Si elle était là, aujourd’hui, que dirait-elle de ces médecins-experts-oiseaux de malheur qui pullulent sur les écrans de télé à la moindre catastrophe sanitaire ? Elle leur dirait peut-être d’aller se rhabiller ! Et de toute façon, elle n’avait pas le temps pour ce blabla. Elle qui n’a pas connu « l’info en continu », elle se demanderait sûrement à quoi ils jouent, s’ils n’ont pas un vrai métier, de vraies choses à faire, quoi !
Certes elle était « gâtée » par les pharmaciens, Mamie. Mais dans les médias, quelle indignité, ces aboiements parisiens sponsorisés, aux relents de conflit d’intérêt… Mais c’était une taiseuse ma grand-mère, alors elle ne serait pas allée si loin dans ses remarques. Pas de combat d’idées inutiles. Ici on travaille, encore et toujours. La retraite à… 78 ans !

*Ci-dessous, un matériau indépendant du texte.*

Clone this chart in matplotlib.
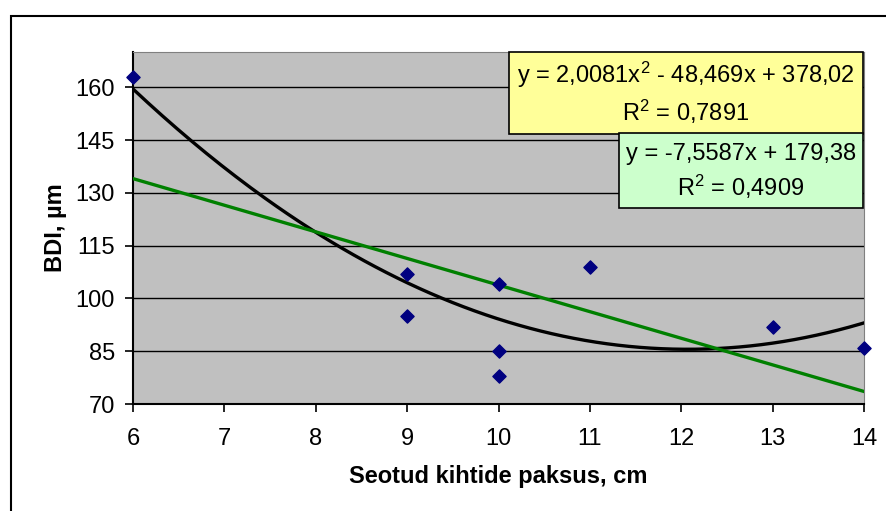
import numpy as np
import matplotlib.pyplot as plt
from matplotlib.patches import Rectangle

plt.rcParams['font.family'] = ['Liberation Sans', 'DejaVu Sans']
plt.rcParams['mathtext.fontset'] = 'custom'
plt.rcParams['mathtext.rm'] = 'Liberation Sans'
plt.rcParams['mathtext.it'] = 'Liberation Sans'

# measured points
x_pts = [6, 9, 9, 10, 10, 10, 11, 13, 14]
y_pts = [163, 107, 95, 104, 85, 78, 109, 92, 86]

# trendline coefficients shown in the boxes
poly_coef = [2.0081, -48.469, 378.02]
lin_coef = [-7.5587, 179.38]

x_ticks = [6, 7, 8, 9, 10, 11, 12, 13, 14]
y_ticks = [70, 85, 100, 115, 130, 145, 160]

W, H = 886, 511
fig = plt.figure(figsize=(8.86, 5.11), dpi=100)
fig.patches.append(Rectangle((11/W, -0.1), 1.1, 1.1 - 16/H,
                             transform=fig.transFigure, fill=False,
                             edgecolor='black', linewidth=1.5))

ax = fig.add_axes([133/W, 1 - 404/H, (864 - 133)/W, (404 - 52)/H])
ax.set_facecolor('#C0C0C0')

xs = np.linspace(6, 14, 200)
ax.plot(xs, np.polyval(poly_coef, xs), color='black', linewidth=2.4, zorder=3)
ax.plot(xs, np.polyval(lin_coef, xs), color='#008000', linewidth=2.4, zorder=3)
ax.scatter(x_pts, y_pts, marker='D', s=45, color='#000080', zorder=4, clip_on=False)

ax.set_xlim(6, 14)
ax.set_ylim(70, 170)
ax.set_xticks(x_ticks)
ax.set_yticks(y_ticks)
ax.yaxis.grid(True, color='black', linewidth=1)
ax.set_axisbelow(True)
ax.tick_params(direction='out', length=6, width=1.2, labelsize=17)
ax.tick_params(axis='x', pad=11)
ax.tick_params(axis='y', pad=7)

for s in ['top', 'right']:
    ax.spines[s].set_color('#808080')
    ax.spines[s].set_linewidth(0.8)
for s in ['left', 'bottom']:
    ax.spines[s].set_linewidth(1.5)

ax.set_xlabel('Seotud kihtide paksus, cm', fontsize=17, fontweight='bold', labelpad=11)
ax.set_ylabel('BDI, µm', fontsize=17, fontweight='bold', labelpad=6)

# trendline label boxes (pixel edges: left, top, right, bottom)
boxes = [((509, 52, 863, 134), '#FFFF99',
          ['y = 2,0081x$^2$ - 48,469x + 378,02', 'R$^2$ = 0,7891']),
         ((619, 133, 863, 208), '#CCFFCC',
          ['y = -7,5587x + 179,38', 'R$^2$ = 0,4909'])]
for (l, t, r, b), fc, lines in boxes:
    fig.patches.append(Rectangle((l/W, 1 - b/H), (r - l)/W, (b - t)/H,
                                 transform=fig.transFigure, facecolor=fc,
                                 edgecolor='black', linewidth=1.2, zorder=5))
    h = (b - t) / 2
    for i, s in enumerate(lines):
        yc = t + h * (0.5 + i) + (2 if i == 0 else -2)
        fig.text((l + r) / 2 / W, 1 - yc / H, s, ha='center', va='center',
                 fontsize=17, zorder=6)

fig.savefig('out.png', dpi=100)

Sa seule lubie c’était donc ces drogues à ne pas prendre. Nous autres, ses enfants ou petits-enfants, bêtes et disciplinés, nous ne savions que lui répéter qu’il FAUT les prendre ces médicaments. C’est comme ça et pas autrement ! Si l’homme à la blouse blanche l’a écrit…

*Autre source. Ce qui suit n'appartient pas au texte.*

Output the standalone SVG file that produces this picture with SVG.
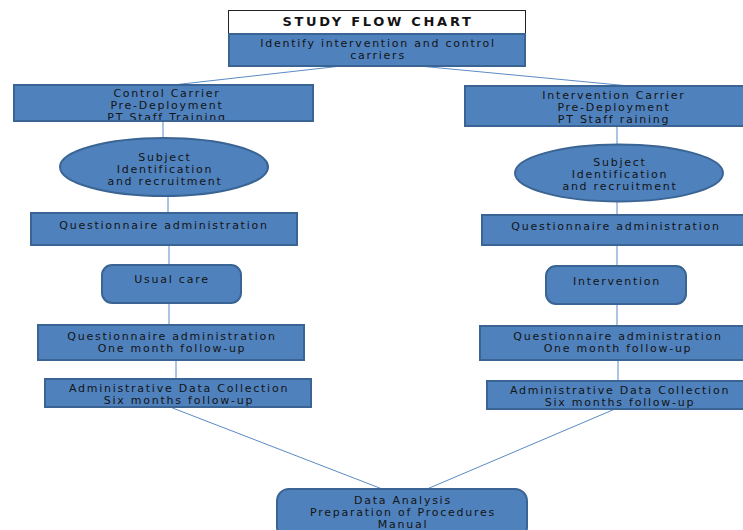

A l’époque on était trop jeunes ou naïfs pour songer à cette rente pharmaceutique. Pourtant, quelle magnifique rente déjà, une population vieillissante aux bobos chroniques ou à répétition. Il nous reste pourtant ce souvenir de son armoire à pharmacie, ce meuble plein à craquer de substances en tout genre et dans tous les formats : poudres, comprimés, crèmes, gouttes, gélules, etc.
Une armoire de Perlinpinpin ! Aussi, sa consommation quotidienne de médocs faisait peur à voir, d’autant plus que du reste elle mangeait peu, Mamie. On aurait presque dit qu’elle se nourrissait de médicaments !
Mais voilà. Un jour à son tour on se retrouve malade. On hésite, on alterne entre des phases où on serait prêt à avaler n’importe quoi (même des couleuvres) pourvu que ça fasse du bien, et des phases où on se dit « même pas mal » et puis voilà, on n’est ni à l’article de la mort ni en sucre ! C’est dans cette deuxième situation que le personnage de la grand-mère « antimédocs » me revient alors en pleine figure. Alors me voilà un peu comme elle, à laisser s’installer quelques douleurs pas si graves. A se laisser polluer la journée ou le sommeil nocturne en se justifiant soi-même que de toute façon, hormis le paracétamol…
Fierté excessive, sens du défi, bravoure inutile ? Bon, il est vrai que certains considèrent que la douleur est un message, qu’il faut l’écouter, l’accepter, etc. Mais surtout, nous sommes perclus de contradictions, d’envie que l’infirmière ou le médecin prennent bien soin de nous et, dans le même temps, souhaitons rester autonomes, se débrouiller seuls.